I’ve only sparred with my current instructor one time in the past. Once was enough. As if it wasn’t bad enough to be bopped in the head with a fist by my other instructors, my current instructor has a style where he sort of watches you and picks you apart. It usually culminates with a swift unsuspecting kick to the back of the head. It sort of makes you want to spin around and go "Hey! Who did that?" even though he’s standing right there in front of you. He seriously has "go go gadget" legs. No one particularly likes to spar with him because he’s good, really good. So you can imagine that it took some serious guts to request help with sparring from him.
At the end of class, my instructor had my daughter and I gear up. He sent Big I off with a brown belt to practice some basic techniques. She needs the basics, since the last time she sparred she kept doing these dinky little punches and when I asked her why she wasn’t throwing some good ones she demurely said, "I don’t want to hurt anyone." Now, picture my little princess (age 4 at the time) sparring with boys of at least age 6. I think she was giving herself a bit too much credit. So, Big I went off to learn how to punch; and I was going one on one with my head-kicking instructor.
First, he discussed two very important elements of sparring: distance and timing. When sparring before, I kept thinking about how close I needed to be to hit, not how far I needed to be away so as not to get hit. You’d think that line of thinking would come naturally, but apparently it doesn’t, at least not for me. The instruction on distance and timing was extremely helpful.

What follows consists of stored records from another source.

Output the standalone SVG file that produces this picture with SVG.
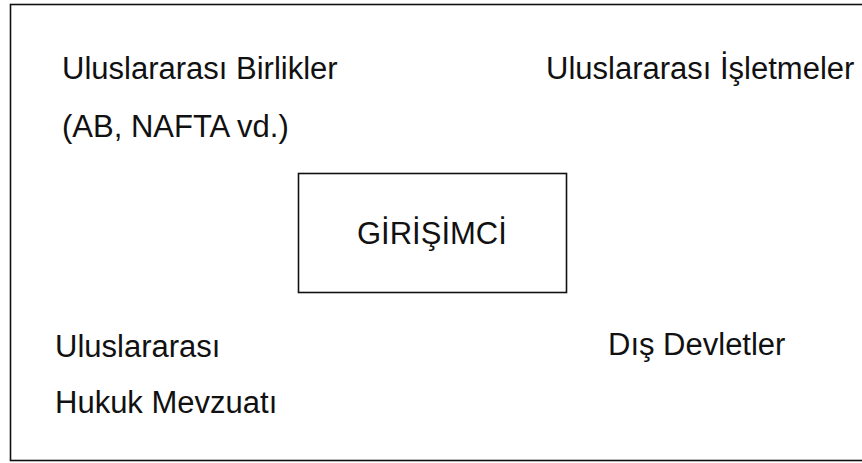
<svg xmlns="http://www.w3.org/2000/svg" width="862" height="463" viewBox="0 0 862 463">
<style>
.t{font-family:"Liberation Sans",Arial,sans-serif;font-size:31px;fill:#111}
.b{fill:none;stroke:#111;stroke-width:1.6}
</style>
<rect width="862" height="463" fill="#fff"/>
<g id="frame"><rect class="b" x="10.5" y="4.5" width="870" height="456"/></g>
<g id="connectors"></g>
<g id="node-girisimci">
<rect class="b" x="298.5" y="173.5" width="268" height="119"/>
<text class="t" x="357" y="244">GİRİŞİMCİ</text>
</g>
<g id="node-birlikler">
<text class="t" x="62" y="79">Uluslararası Birlikler</text>
<text class="t" x="62" y="137">(AB, NAFTA vd.)</text>
</g>
<g id="node-isletmeler">
<text class="t" x="546" y="79">Uluslararası İşletmeler</text>
</g>
<g id="node-hukuk">
<text class="t" x="55" y="357">Uluslararası</text>
<text class="t" x="55" y="413">Hukuk Mevzuatı</text>
</g>
<g id="node-devletler">
<text class="t" x="608" y="355">Dış Devletler</text>
</g>
</svg>
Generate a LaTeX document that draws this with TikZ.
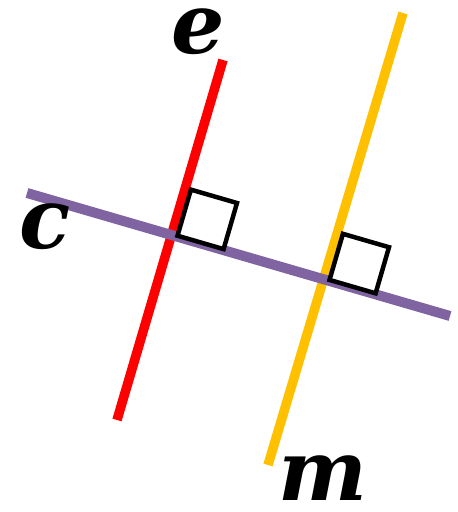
\documentclass[tikz,border=0pt]{standalone}
\usepackage{fontspec}
\setmainfont{DejaVu Serif}
\usepackage{xcolor}
\usepackage{tikz}
\usetikzlibrary{calc,intersections}
\definecolor{purple2}{RGB}{128,100,162}
\definecolor{red2}{RGB}{255,0,0}
\definecolor{yellow2}{RGB}{255,192,0}
\tikzset{
  purpleline/.style={draw=purple2, line width=10pt},
  redline/.style={draw=red2, line width=9.5pt},
  yellowline/.style={draw=yellow2, line width=9.5pt},
  rightbox/.style={draw=black, line width=4.5pt, fill=white, line join=miter},
  lbl/.style={font=\fontsize{84}{84}\selectfont\bfseries\itshape, inner sep=0pt,
    text height=0.52em, text depth=0pt, anchor=base}
}

\begin{document}
\begin{tikzpicture}[x=1pt, y=1pt]
\useasboundingbox (0,0) rectangle (458,512);

\coordinate (cA) at (27,319);
\coordinate (cB) at (450,196);
\coordinate (eA) at (117,92);
\coordinate (eB) at (223,452);
\coordinate (mA) at (268,47);
\coordinate (mB) at (403,499);

\path[name path=cpath] (cA)--(cB);
\path[name path=epath] (eA)--(eB);
\path[name path=mpath] (mA)--(mB);
\path[name intersections={of=cpath and epath, by=ce}];
\path[name intersections={of=cpath and mpath, by=cm}];

\draw[redline] (eA)--(eB);
\draw[yellowline] (mA)--(mB);
\draw[purpleline] (cA)--(cB);

% right angle marks
\draw[rightbox] ($(ce)+(-16.2:6)+(73.8:1)$) -- ++(-16.2:48) -- ++(73.8:48) -- ++(163.8:48) -- cycle;
\draw[rightbox] ($(cm)+(-16.2:6)+(73.8:1)$) -- ++(-16.2:48) -- ++(73.8:48) -- ++(163.8:48) -- cycle;

\node[lbl] (elbl) at (198,458) {e};
\node[lbl] (clbl) at (45,263) {c};
\node[lbl] (mlbl) at (323,11) {m};
\end{tikzpicture}
\end{document}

We then moved on to some basic techniques. My instructor had me get into a fighting stance and then he verbally picked me apart. He showed me how to do the same to an opponent. He also gave me some of his secrets which I will not be revealing. Now, they’re mine (evil laugh). He then told me he was going to throw some punches and watched what I did to block them. He then showed me how to do the techniques better, so that I would open him up more so that I could land multiple kicks and/or punches. He moved on to kicks and taught me how not to get nailed. Honestly, before tonight I would just stand there and take it. It was like I saw a leg coming and was like, "Oh well. This is gonna hurt," and it would. Not anymore.
With just a short 20 minute lesson on sparring, I already feel a lot better. I was able to land one of my first back fists to the head, and even managed to land a kick or two in good locations. I also had one "instinctual" kick that went a bit too close to a very taboo area. (Any men reading this will probably flinch and cover.) I did apologize for that one, and explained that for women, it’s just natural to go there. Luckily I didn’t land that one. Lucky for him because, well duh; and lucky for me because I think that would have been the end of my tutorial.
Now that I’m back in the saddle, so to speak, I feel like I’ll be able to work on my sparring again without being so self conscious. I realize that it’s going to take a lot of work to get where I want to be; but hopefully my instructor will have the patience to help me get there . . . (and possibly a jock strap just in case).